▶ [WORK TO BE COMPLETED] Print only the lines from the top of the data through the line with "0.7, 0.55, 0.5];", both included, skipping every picture.

# Start of STORED DATA

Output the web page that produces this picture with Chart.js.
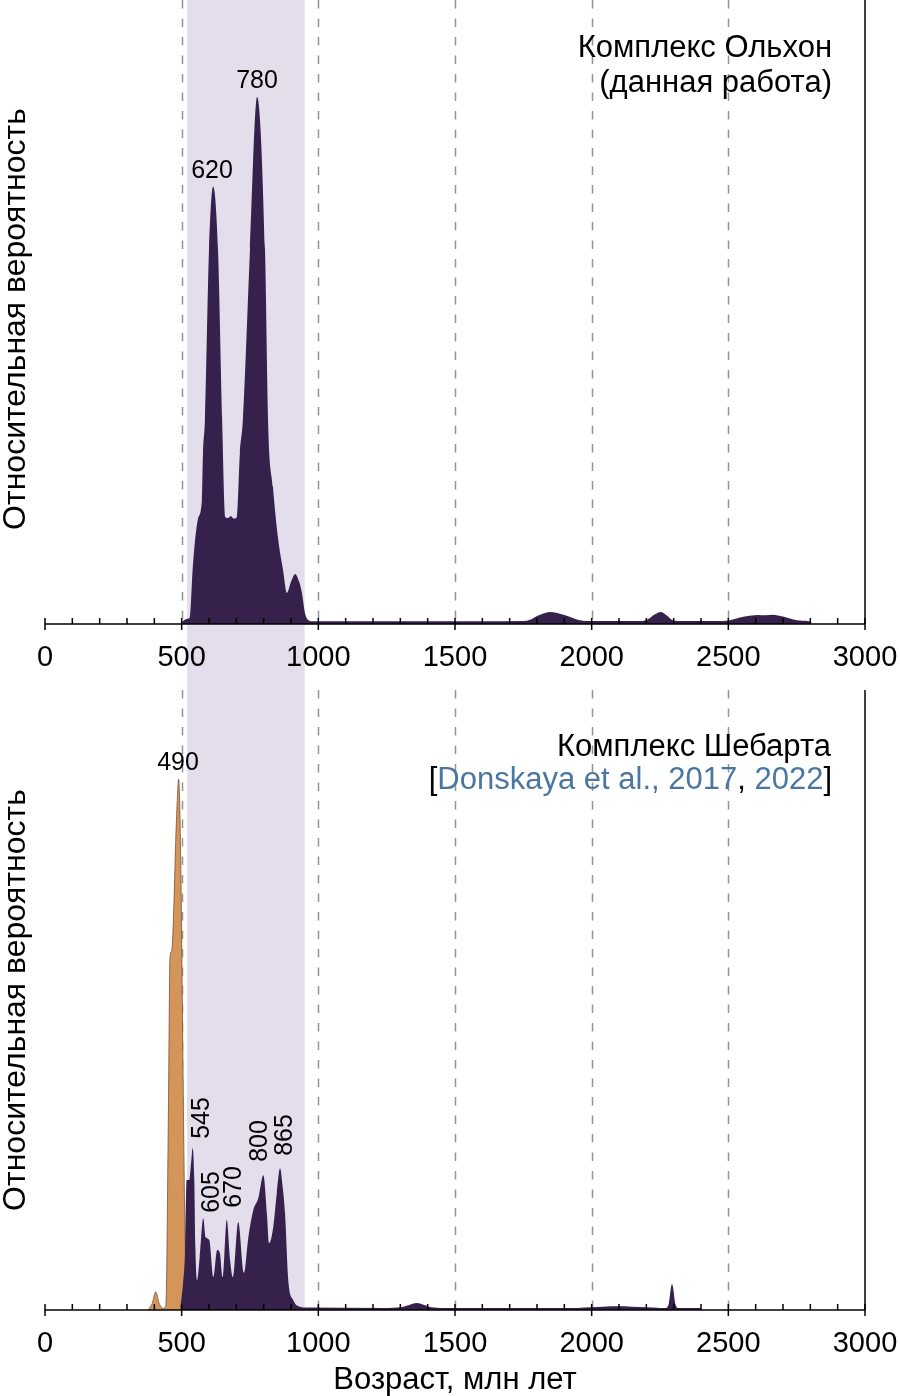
<!DOCTYPE html>
<html>
<head>
<meta charset="utf-8">
<script src="https://cdn.jsdelivr.net/npm/chart.js@4.4.1/dist/chart.umd.min.js"></script>
<style>
  body { margin: 0; background: #fff; width: 900px; height: 1396px; overflow: hidden; position: relative; }
  canvas { position: absolute; left: 0; }
</style>
</head>
<body>
<canvas id="olkhon" width="900" height="690" style="top:0px"></canvas>
<canvas id="shebarta" width="900" height="706" style="top:690px"></canvas>
<script>
// ages (Ma) and relative probability
var olkhonAge  = [500, 520, 530, 541, 560, 574, 578, 585, 600, 615, 633, 648, 659, 670, 680, 690, 702, 713, 724, 750, 776, 805, 816, 834, 852, 871, 885, 900, 915, 930, 940, 951, 962, 980,
                  1000, 1300, 1600, 1750, 1775, 1800, 1847, 1900, 1957, 2000, 2180, 2206, 2230, 2254, 2275, 2297, 2330, 2480, 2506, 2560, 2608, 2635, 2663, 2700, 2751, 2790, 2800];
var olkhonProb = [0.4, 1, 1.3, 11, 20, 23.5, 32.4, 38.7, 71, 83, 71, 38.7, 20.3, 20.1, 20.5, 20.0, 20.3, 32.4, 38.7, 71, 100, 71, 38.7, 26, 16.5, 10.2, 5.9, 8, 9.5, 8, 5.9, 2.1, 0.8, 0.5,
                  0.5, 0.5, 0.5, 0.55, 0.8, 1.5, 2.3, 1.7, 0.7, 0.55, 0.55, 0.9, 1.8, 2.3, 1.6, 0.7, 0.55, 0.55, 0.7, 1.4, 1.7, 1.65, 1.75, 1.4, 0.7, 0.55, 0.5];

var shebAge  = [495, 505, 512, 518, 528, 535, 540, 546, 550, 556, 566, 579, 588, 601, 616, 630, 640, 650, 665, 676, 687, 707, 728, 744, 762, 780, 799, 812, 820, 835, 848, 860, 870, 878, 890, 908, 933, 960,
                1250, 1299, 1330, 1360, 1390, 1415, 1450, 1950, 1994, 2093, 2202, 2250, 2270, 2282, 2290, 2294, 2298, 2306, 2318, 2400];
var shebProb = [0.5, 5, 10.7, 24.5, 24.5, 28, 30.5, 25, 12, 5.6, 10, 17.3, 13.7, 13.2, 6.2, 11.3, 10.7, 6.2, 17, 10, 6.2, 16.6, 7, 13.7, 18.8, 21, 25.4, 18, 12.6, 15.6, 22, 26.7, 23, 18.3, 5.6, 1.9, 0.6, 0.45,
                0.4, 0.5, 0.9, 1.3, 0.9, 0.5, 0.4, 0.4, 0.5, 0.7, 0.5, 0.4, 0.4, 1.2, 4.2, 4.9, 4.2, 1.2, 0.4, 0.4];

// younger group, orange
var youngAge  = [377, 392, 405, 418, 432, 440, 445, 448, 452, 457, 462, 466, 472, 478, 484, 489, 493, 497, 500, 503, 506, 510, 515, 520, 524];
var youngProb = [0, 1.2, 3.4, 1.2, 0.3, 0.5, 5.6, 20, 40, 66, 67.5, 69, 77, 88, 96, 100, 95, 83, 70, 55, 40, 22, 8, 1, 0];

var bandAges = [520, 950];                       // shaded interval
var gridAges = [500, 1000, 1500, 2000, 2500];    // dashed lines

var FONT = '"Liberation Sans", Arial, sans-serif';
var PURPLE = '#35214b';
var ORANGE = '#d4955b';
var BLUE = '#4a76a0';

function pts(xs, ys) {
  var out = [];
  for (var i = 0; i < xs.length; i++) out.push({x: xs[i], y: ys[i]});
  return out;
}

function kde(xs, ys, color, edge) {
  return {
    data: pts(xs, ys),
    borderColor: edge || color,
    borderWidth: edge ? 0.8 : 0,
    backgroundColor: color,
    fill: 'origin',
    pointRadius: 0,
    cubicInterpolationMode: 'monotone'
  };
}

// band, dashed lines, axis, ticks and texts
function decor(texts, bandToBottom) {
  return {
    id: 'decor',
    beforeDraw: function(chart) {
      var c = chart.ctx, a = chart.chartArea, x = chart.scales.x;
      var x0 = x.getPixelForValue(bandAges[0]), x1 = x.getPixelForValue(bandAges[1]);
      c.save();
      c.fillStyle = '#e3ddec';
      c.fillRect(x0, a.top, x1 - x0, (bandToBottom ? chart.height : a.bottom) - a.top);
      c.restore();
    },
    beforeDatasetsDraw: function(chart) {
      var c = chart.ctx, a = chart.chartArea, x = chart.scales.x;
      c.save();
      c.strokeStyle = '#939393';
      c.lineWidth = 1.5;
      c.setLineDash([8.5, 10]);
      gridAges.forEach(function(v) {
        var px = Math.round(x.getPixelForValue(v)) + 0.5;
        c.beginPath(); c.moveTo(px, a.top); c.lineTo(px, a.bottom); c.stroke();
      });
      c.restore();
    },
    afterDraw: function(chart) {
      var c = chart.ctx, a = chart.chartArea, x = chart.scales.x;
      c.save();
      c.strokeStyle = '#000';
      c.lineWidth = 1.5;
      c.beginPath(); c.moveTo(a.left, a.bottom); c.lineTo(a.right, a.bottom); c.stroke();
      c.beginPath(); c.moveTo(a.right, a.top); c.lineTo(a.right, a.bottom); c.stroke();
      for (var v = 0; v <= 3000; v += 100) {
        var px = x.getPixelForValue(v);
        var major = v % 500 === 0;
        c.beginPath();
        c.moveTo(px, a.bottom - 6);
        c.lineTo(px, a.bottom + (major ? 6 : 0));
        c.stroke();
      }
      texts.forEach(function(t) {
        c.save();
        c.font = t.size + 'px ' + FONT;
        c.textAlign = t.align || 'center';
        c.textBaseline = t.base || 'alphabetic';
        c.translate(t.x, t.y);
        if (t.rot) c.rotate(t.rot);
        if (t.parts) {
          var w = 0;
          t.parts.forEach(function(p) { w += c.measureText(p[0]).width; });
          var cx = -w;
          c.textAlign = 'left';
          t.parts.forEach(function(p) {
            c.fillStyle = p[1];
            c.fillText(p[0], cx, 0);
            cx += c.measureText(p[0]).width;
          });
        } else {
          c.fillStyle = t.color || '#000';
          c.fillText(t.text, 0, 0);
        }
        c.restore();
      });
      c.restore();
    }
  };
}

function makeChart(id, datasets, yMax, xHeight, texts, bandToBottom) {
  return new Chart(document.getElementById(id), {
    type: 'line',
    data: { datasets: datasets },
    options: {
      responsive: false,
      animation: false,
      events: [],
      layout: { padding: { left: 0, right: 35, top: 0, bottom: 0 } },
      plugins: { legend: { display: false }, tooltip: { enabled: false } },
      scales: {
        x: {
          type: 'linear', min: 0, max: 3000,
          afterFit: function(s) { s.height = xHeight; s.paddingRight = 0; s.paddingLeft = 0; },
          grid: { display: false, drawTicks: false },
          border: { display: false },
          ticks: { stepSize: 500, autoSkip: false, maxRotation: 0, color: '#000', padding: 17,
                   font: { family: FONT, size: 29 },
                   callback: function(v) { return String(v); } }
        },
        y: {
          min: 0, max: yMax,
          afterFit: function(s) { s.width = 45; },
          ticks: { display: false },
          grid: { display: false },
          border: { display: false }
        }
      }
    },
    plugins: [decor(texts, bandToBottom)]
  });
}

var yTitle = 'Относительная вероятность';

makeChart('olkhon', [kde(olkhonAge, olkhonProb, PURPLE)], 118.4, 66, [
  { text: yTitle, x: 25, y: 319, size: 32, rot: -Math.PI / 2 },
  { text: '620', x: 212, y: 178, size: 25 },
  { text: '780', x: 257, y: 88, size: 25 },
  { text: 'Комплекс Ольхон', x: 832, y: 57, size: 31, align: 'right' },
  { text: '(данная работа)', x: 832, y: 92, size: 31, align: 'right' }
], true);

makeChart('shebarta', [kde(youngAge, youngProb, ORANGE, '#7a5030'), kde(shebAge, shebProb, PURPLE)].reverse(), 116.8, 86, [
  { text: yTitle, x: 25, y: 310, size: 32, rot: -Math.PI / 2 },
  { text: '490', x: 178, y: 80, size: 25 },
  { text: '545', x: 209, y: 428, size: 25, rot: -Math.PI / 2 },
  { text: '605', x: 219, y: 502, size: 25, rot: -Math.PI / 2 },
  { text: '670', x: 241, y: 497, size: 25, rot: -Math.PI / 2 },
  { text: '800', x: 267, y: 451, size: 25, rot: -Math.PI / 2 },
  { text: '865', x: 292, y: 445, size: 25, rot: -Math.PI / 2 },
  { text: 'Комплекс Шебарта', x: 831, y: 66, size: 31, align: 'right' },
  { parts: [['[', '#000'], ['Donskaya et al., 2017', BLUE], [', ', '#000'], ['2022', BLUE], [']', '#000']], x: 832, y: 99, size: 31 },
  { text: 'Возраст, млн лет', x: 455, y: 699, size: 31 }
], false);
</script>
</body>
</html>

# End of STORED DATA

▶ [WORKED SOLUTION]
Output the web page that produces this picture with Chart.js.
<!DOCTYPE html>
<html>
<head>
<meta charset="utf-8">
<script src="https://cdn.jsdelivr.net/npm/chart.js@4.4.1/dist/chart.umd.min.js"></script>
<style>
  body { margin: 0; background: #fff; width: 900px; height: 1396px; overflow: hidden; position: relative; }
  canvas { position: absolute; left: 0; }
</style>
</head>
<body>
<canvas id="olkhon" width="900" height="690" style="top:0px"></canvas>
<canvas id="shebarta" width="900" height="706" style="top:690px"></canvas>
<script>
// ages (Ma) and relative probability
var olkhonAge  = [500, 520, 530, 541, 560, 574, 578, 585, 600, 615, 633, 648, 659, 670, 680, 690, 702, 713, 724, 750, 776, 805, 816, 834, 852, 871, 885, 900, 915, 930, 940, 951, 962, 980,
                  1000, 1300, 1600, 1750, 1775, 1800, 1847, 1900, 1957, 2000, 2180, 2206, 2230, 2254, 2275, 2297, 2330, 2480, 2506, 2560, 2608, 2635, 2663, 2700, 2751, 2790, 2800];
var olkhonProb = [0.4, 1, 1.3, 11, 20, 23.5, 32.4, 38.7, 71, 83, 71, 38.7, 20.3, 20.1, 20.5, 20.0, 20.3, 32.4, 38.7, 71, 100, 71, 38.7, 26, 16.5, 10.2, 5.9, 8, 9.5, 8, 5.9, 2.1, 0.8, 0.5,
                  0.5, 0.5, 0.5, 0.55, 0.8, 1.5, 2.3, 1.7, 0.7, 0.55, 0.55, 0.9, 1.8, 2.3, 1.6, 0.7, 0.55, 0.55, 0.7, 1.4, 1.7, 1.65, 1.75, 1.4, 0.7, 0.55, 0.5];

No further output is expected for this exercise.